The high court’s decision stemmed from a Missouri drunk-driving case in which a man’s blood was taken without a warrant. The prevailing justices determined the blood test was an unreasonable search of an unwilling driver. Justices noted “physical intrusion beneath (the defendant’s) skin and into his veins to obtain a blood sample.”
Because there’s no breath test for marijuana impairment, pot activists hope the ruling inspires Colorado lawmakers to abandon the idea of a pot analogy for drunk-driving standards.
A bill up for a hearing Monday in the state Senate is the fourth attempt by lawmakers to set a blood standard for determining whether a driver is stoned.
“I don’t see a feasible way for this move forward, the way it’s written,” said Jason Warf, head of the Colorado Springs Medical Cannabis Council and an outspoken opponent of the proposed blood limit, set a 5 nanograms per milliliter of blood for THC, the psychoactive ingredient in pot.
Supporters of the bill insist they’ll press on. The sponsor of the bill, Republican Sen. Steve King of Grand Junction, said Colorado will rely on the state’s “implied consent” standard, which means that licensed drivers agree to blood tests. That “implied consent” negates the need for officers to seek warrants to test blood, he argued.

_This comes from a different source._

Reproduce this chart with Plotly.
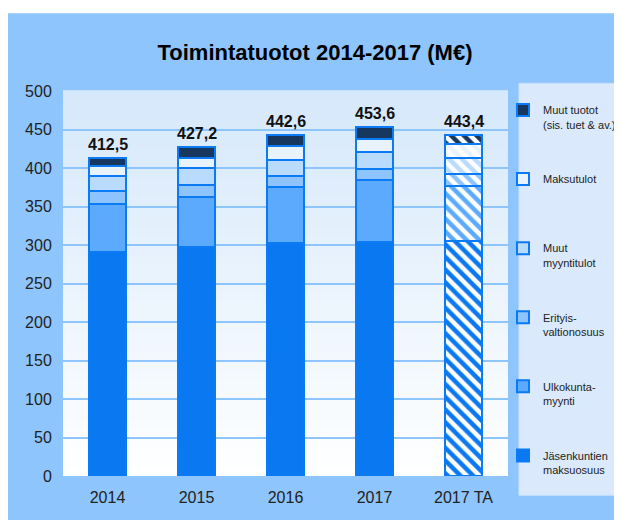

Colorado drivers can decline blood tests and instead give up their licenses for a year.
“You have already given your consent my having a driver’s license,” King said. “You have already said, I will give you permission to take blood or breath to determine whether I am in fact impaired by alcohol or drugs.”
The bill doesn’t expressly address the procedure for taking blood from suspected drugged drivers.
Instead, it states that in criminal driving impairment cases, drivers who test about the 5 nanogram limit can be inferred to be impaired. It’s a standard that would allow defendants to argue they were sober, despite elevated THC blood levels. In alcohol DUI cases, defendants above legal blood-alcohol limits can’t argue they were safe to drive.
Lawmakers have considered similar driving-high blood standards three times before. But earlier proposals have faltered amid fears that because the body processes marijuana differently than it processes alcohol, a DUI blood analogy is problematic. Current drugged-driving convictions rely heavily on officer observation that a driver isn’t sober.
“Marijuana does not metabolize in the same way that alcohol does. Which is part of the reason the Legislature has had so much trouble trying to figure this out,” said Sam Kamin, a University of Denver law professor who served on a state panel to craft marijuana regulations.
Opponents of a blood standard are hoping to appeal to senators Monday to accommodate the physical differences between booze and pot.
Sean McAllister, a Denver defense attorney who specialized in impaired-driving cases, said he’s hoping lawmakers exempt medical marijuana patients from the bill.
“I think there is an ethical difference between a patient taking a medicine and having certain blood levels, and a person taking it recreationally to get high,” McAllister said.